Francis représente l’image du cylo-cross en France. Je suis très content de sa victoire. A l’arrivée, il m’a pris dans ses bras et je pense que ça a fait une belle photo. Je suis ému car avec lui, on a fait des guerres ensemble pendant des années. Les anciens sont là et ça me fait plaisir.

On sent une certaine tension avec les jeunes...
Les jeunes ont du mal à respecter les anciens et c’est un problème. Quand j’étais en Equipe de France de jeunes j’étais avec Chiotti et Magnien et on les respectait. Maintenant ce sont les jeunes qui veulent nous apprendre quelque chose. J’ai eu un accrochage avec Clément. Quand il m’a doublé, j'estime qu'il l’a fait vraiment salement. Je lui ai dit de se calmer s’il voulait finir la course. Il voulait m'en reparler, mais je lui ai dit qu’il fallait d’abord qu’il respecte les anciens. S’il était plus fort, il pouvait nous doubler facilement. Là, il doublait dans les virages, je n’avais jamais vu cela.

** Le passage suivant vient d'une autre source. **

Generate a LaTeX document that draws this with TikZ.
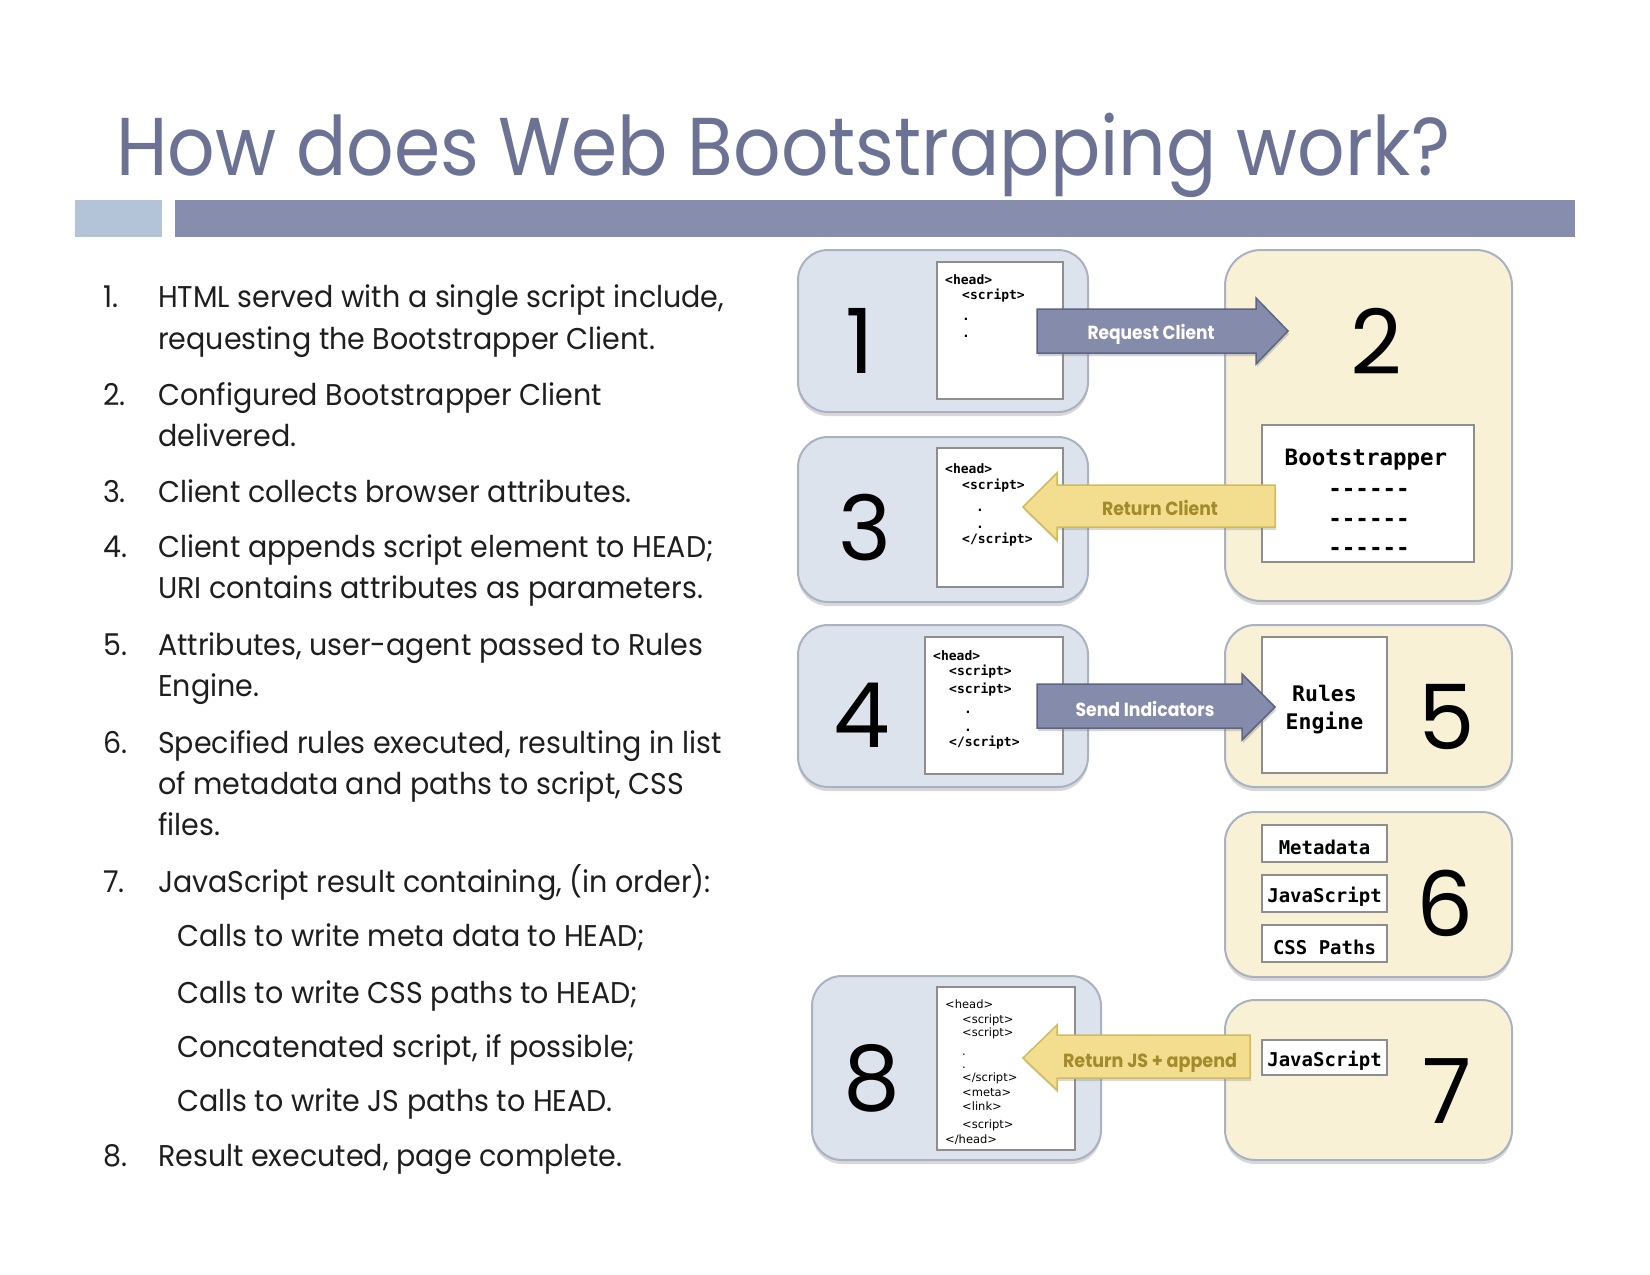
\documentclass[tikz,border=0pt]{standalone}
\usepackage{fontspec}
\usepackage{graphicx}
\usetikzlibrary{shadows}
\setmainfont{Poppins}
\newfontfamily\pop{Poppins}
\newfontfamily\codef[Ligatures=TeXOff]{DejaVu Sans Mono}
\newfontfamily\codeg[Ligatures=TeXOff]{DejaVu Sans}
\definecolor{titlec}{HTML}{6B7293}
\definecolor{barlight}{HTML}{B4C4D8}
\definecolor{bardark}{HTML}{878DAD}
\definecolor{bluefill}{HTML}{DCE3EC}
\definecolor{yelfill}{HTML}{F9F1D6}
\definecolor{boxline}{HTML}{A9B2C2}
\definecolor{barrowfill}{HTML}{858BAA}
\definecolor{barrowline}{HTML}{5D6484}
\definecolor{yarrowfill}{HTML}{F2DE8E}
\definecolor{yarrowline}{HTML}{D2BB5E}
\definecolor{yarrowtext}{HTML}{A38A2B}
\definecolor{textc}{HTML}{1E1E1E}
\definecolor{innerline}{HTML}{8E8E8E}
\newsavebox\fitbox
\newdimen\fitdim
\newcommand\fitto[2]{\sbox\fitbox{#2}\fitdim=\wd\fitbox\pgfmathsetmacro\fitr{#1/\fitdim}\scalebox{\fitr}[1]{\usebox\fitbox}}
\newcommand\lsc[1]{\scalebox{\lr}[1]{#1}}
\tikzset{
  listtxt/.style={anchor=mid west, inner sep=0, font=\fontsize{30}{36}\selectfont\pop, text=textc},
  bluebox/.style={draw=boxline, line width=2pt, fill=bluefill, rounded corners=30pt, inner sep=0,
    drop shadow={shadow xshift=0pt, shadow yshift=-4pt, opacity=0.3}},
  yelbox/.style={draw=boxline, line width=2pt, fill=yelfill, rounded corners=30pt, inner sep=0,
    drop shadow={shadow xshift=0pt, shadow yshift=-4pt, opacity=0.3}},
  inner/.style={draw=innerline, line width=1.2pt, fill=white, inner sep=0},
  digit/.style={inner sep=0, font=\fontsize{90}{90}\selectfont\pop, text=black},
  codeA/.style={anchor=mid west, inner sep=0, font=\fontsize{13}{15}\selectfont\codef\bfseries},
  codeAdot/.style={anchor=base west, inner sep=0, font=\fontsize{13}{15}\selectfont\codef\bfseries},
  codeB/.style={anchor=mid west, inner sep=0, font=\fontsize{11.5}{13}\selectfont\codeg},
  codeBdot/.style={anchor=base west, inner sep=0, font=\fontsize{11.5}{13}\selectfont\codeg},
  bigcode/.style={inner sep=0, font=\fontsize{22.5}{25}\selectfont\codef\bfseries},
  medcode/.style={inner sep=0, font=\fontsize{19}{22}\selectfont\codef\bfseries},
  barrow/.style={fill=barrowfill, draw=barrowline, line width=1.5pt,
    drop shadow={shadow xshift=1pt, shadow yshift=-3pt, opacity=0.35}},
  yarrow/.style={fill=yarrowfill, draw=yarrowline, line width=1.5pt,
    drop shadow={shadow xshift=1pt, shadow yshift=-3pt, opacity=0.3}},
  barrowtxt/.style={anchor=mid, inner sep=0, text=white, font=\fontsize{19}{22}\selectfont\pop\bfseries},
  yarrowtxt/.style={anchor=mid, inner sep=0, text=yarrowtext, font=\fontsize{19}{22}\selectfont\pop\bfseries}
}
\begin{document}
\sbox\fitbox{\fontsize{30}{36}\selectfont\pop HTML served with a single script include,}\fitdim=\wd\fitbox\pgfmathsetmacro\lr{566/\fitdim}%
\begin{tikzpicture}[x=1pt,y=-1pt]
\useasboundingbox[fill=white] (0,0) rectangle (1650,1275);
% title
\node[anchor=base west, inner sep=0, text=titlec, font=\fontsize{82}{90}\selectfont\pop] (title) at (116,175)
  {\fitto{1334}{How does Web Bootstrapping work?}};
\fill[barlight] (75,200) rectangle (162,237);
\fill[bardark] (175,200) rectangle (1575,237);
% list
\node[listtxt] (n1) at (103,305) {\lsc{1.}};
\node[listtxt] (t1a) at (158,305) {\lsc{HTML served with a single script include,}};
\node[listtxt] (t1b) at (158,347) {\lsc{requesting the Bootstrapper Client.}};
\node[listtxt] (n2) at (103,403) {\lsc{2.}};
\node[listtxt] (t2a) at (158,403) {\lsc{Configured Bootstrapper Client}};
\node[listtxt] (t2b) at (158,444) {\lsc{delivered.}};
\node[listtxt] (n3) at (103,500) {\lsc{3.}};
\node[listtxt] (t3a) at (158,500) {\lsc{Client collects browser attributes.}};
\node[listtxt] (n4) at (103,555) {\lsc{4.}};
\node[listtxt] (t4a) at (158,555) {\lsc{Client appends script element to HEAD;}};
\node[listtxt] (t4b) at (158,596) {\lsc{URI contains attributes as parameters.}};
\node[listtxt] (n5) at (103,653) {\lsc{5.}};
\node[listtxt] (t5a) at (158,653) {\lsc{Attributes, user-agent passed to Rules}};
\node[listtxt] (t5b) at (158,694) {\lsc{Engine.}};
\node[listtxt] (n6) at (103,751) {\lsc{6.}};
\node[listtxt] (t6a) at (158,751) {\lsc{Specified rules executed, resulting in list}};
\node[listtxt] (t6b) at (158,792) {\lsc{of metadata and paths to script, CSS}};
\node[listtxt] (t6c) at (158,833) {\lsc{files.}};
\node[listtxt] (n7) at (103,890) {\lsc{7.}};
\node[listtxt] (t7a) at (158,890) {\lsc{JavaScript result containing, (in order):}};
\node[listtxt] (s1) at (177,944) {\lsc{Calls to write meta data to HEAD;}};
\node[listtxt] (s2) at (177,1001) {\lsc{Calls to write CSS paths to HEAD;}};
\node[listtxt] (s3) at (177,1055) {\lsc{Concatenated script, if possible;}};
\node[listtxt] (s4) at (177,1109) {\lsc{Calls to write JS paths to HEAD.}};
\node[listtxt] (n8) at (103,1164) {\lsc{8.}};
\node[listtxt] (t8a) at (158,1164) {\lsc{Result executed, page complete.}};
% outer boxes
\node[bluebox, minimum width=290pt, minimum height=162pt] (b1) at (943,331) {};
\node[bluebox, minimum width=290pt, minimum height=165pt] (b3) at (943,519.5) {};
\node[bluebox, minimum width=290pt, minimum height=162pt] (b4) at (943,706) {};
\node[bluebox, minimum width=289pt, minimum height=184pt] (b8) at (956.5,1068) {};
\node[yelbox, rounded corners=36pt, minimum width=287pt, minimum height=351pt] (b2) at (1368.5,425.5) {};
\node[yelbox, minimum width=287pt, minimum height=162pt] (b5) at (1368.5,706) {};
\node[yelbox, minimum width=287pt, minimum height=165pt] (b6) at (1368.5,894.5) {};
\node[yelbox, minimum width=287pt, minimum height=160pt] (b7) at (1368.5,1080) {};
% inner boxes
\node[inner, minimum width=126pt, minimum height=137pt] (i1) at (1000,330.5) {};
\node[inner, minimum width=126pt, minimum height=139pt] (i3) at (1000,517.5) {};
\node[inner, minimum width=138pt, minimum height=137pt] (i4) at (994,705.5) {};
\node[inner, minimum width=138pt, minimum height=163pt] (i8) at (1006,1068.5) {};
\node[inner, minimum width=212pt, minimum height=137pt] (i2) at (1368,493.5) {};
\node[inner, minimum width=125pt, minimum height=136pt] (i5) at (1324.5,705) {};
\node[inner, minimum width=125pt, minimum height=37pt] (i6a) at (1324.5,843.5) {};
\node[inner, minimum width=125pt, minimum height=37pt] (i6b) at (1324.5,893.5) {};
\node[inner, minimum width=125pt, minimum height=37pt] (i6c) at (1324.5,943.5) {};
\node[inner, minimum width=125pt, minimum height=35pt] (i7) at (1324.5,1057.5) {};
% digits
\node[digit] (d1) at (860,341) {1};
\node[digit] (d3) at (865,528) {3};
\node[digit] (d4) at (862,715) {4};
\node[digit] (d8) at (872,1078) {8};
\node[digit] (d2) at (1376,341) {2};
\node[digit] (d5) at (1447,717) {5};
\node[digit] (d6) at (1445,903) {6};
\node[digit] (d7) at (1447,1091) {7};
% code box 1
\node[codeA] (c1a) at (945,282) {<head>};
\node[codeA] (c1b) at (962,297) {<script>};
\node[codeAdot] (c1c) at (962,320) {.};
\node[codeAdot] (c1d) at (962,337) {.};
% code box 3
\node[codeA] (c3a) at (945,471) {<head>};
\node[codeA] (c3b) at (962,487) {<script>};
\node[codeAdot] (c3c) at (976,511) {.};
\node[codeAdot] (c3d) at (976,528) {.};
\node[codeA] (c3e) at (962,541) {</script>};
% code box 4
\node[codeA] (c4a) at (933,658) {<head>};
\node[codeA] (c4b) at (949,673) {<script>};
\node[codeA] (c4c) at (949,691) {<script>};
\node[codeAdot] (c4d) at (964,713) {.};
\node[codeAdot] (c4e) at (964,731) {.};
\node[codeA] (c4f) at (949,744) {</script>};
% code box 8
\node[codeB] (c8a) at (945,1006) {<head>};
\node[codeB] (c8b) at (962,1021) {<script>};
\node[codeB] (c8c) at (962,1034) {<script>};
\node[codeBdot] (c8d) at (962,1055) {.};
\node[codeBdot] (c8e) at (962,1068) {.};
\node[codeB] (c8f) at (962,1079) {</script>};
\node[codeB] (c8g) at (962,1094) {<meta>};
\node[codeB] (c8h) at (962,1108) {<link>};
\node[codeB] (c8i) at (962,1126) {<script>};
\node[codeB] (c8j) at (945,1141) {</head>};
% bootstrapper
\node[bigcode] (bs) at (1366,460) {Bootstrapper};
\node[bigcode] (bs1) at (1369,492) {------};
\node[bigcode] (bs2) at (1369,522) {------};
\node[bigcode] (bs3) at (1369,551) {------};
\node[bigcode, align=center, font=\fontsize{21.5}{28}\selectfont\codef\bfseries] (re) at (1324.5,710) {Rules\\Engine};
\node[medcode] (m1) at (1324.5,847) {Metadata};
\node[medcode] (m2) at (1324.5,897) {JavaScript};
\node[medcode] (m3) at (1324.5,947) {CSS Paths};
\node[medcode] (m4) at (1324.5,1061) {JavaScript};
% arrows
\draw[barrow] (1037,309) -- (1256,309) -- (1256,298) -- (1288,331) -- (1256,364) -- (1256,353) -- (1037,353) -- cycle;
\node[barrowtxt] (a1) at (1151,337) {\fitto{127}{Request Client}};
\draw[yarrow] (1275,485) -- (1057,485) -- (1057,473) -- (1023,507) -- (1057,540) -- (1057,527) -- (1275,527) -- cycle;
\node[yarrowtxt] (a2) at (1160,513) {\fitto{116}{Return Client}};
\draw[barrow] (1037,684) -- (1242,684) -- (1242,674) -- (1275,707) -- (1242,740) -- (1242,728) -- (1037,728) -- cycle;
\node[barrowtxt] (a3) at (1145,714) {\fitto{139}{Send Indicators}};
\draw[yarrow] (1250,1035) -- (1057,1035) -- (1057,1025) -- (1023,1058) -- (1057,1090) -- (1057,1078) -- (1250,1078) -- cycle;
\node[yarrowtxt] (a4) at (1150,1065) {\fitto{174}{Return JS + append}};
\end{tikzpicture}
\end{document}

En France, il y a beaucoup de jeunes qui marchent bien chez les jeunes en cyclo-cross mais qui s’arrêtent rapidement…
Le problème de la France, c’est qu’on a de très bons coureurs. On avait Matthieu Boulo ou Romain Villa par exemple. Ils vont dans des équipes françaises, mais à part la FDJ qui a mis le paquet avec Francis, il n’y a pas de structure de cyclo-cross et c’est dommage. Des talents, la France pourrait en sortir autant que la Belgique. J’ai eu un accrochage avec Clément, mais je pense que si on lui laisse sa chance dans le cyclo-cross et ne pas lui faire faire que de la route il peut réussir. En Belgique, les cyclo-crossmen sont en vacances pendant quatre mois à partir de février, on ne leur demande pas de tirer dessus. Steve a monté un beau projet avec son équipe de cyclo-cross. C’est quelque chose qu’on n’a pas en France. Mais pour le moment c’est un peu difficile Ma médaille va peut-être apporter quelque chose pour trouver des sponsors. Monsieur Chazal était là aujourd’hui, ce n’était pas pour rien je pense. Steve a aussi un rendez-vous en mars avec la fédération pour voir comment développer son idée, on en saura plus à ce moment.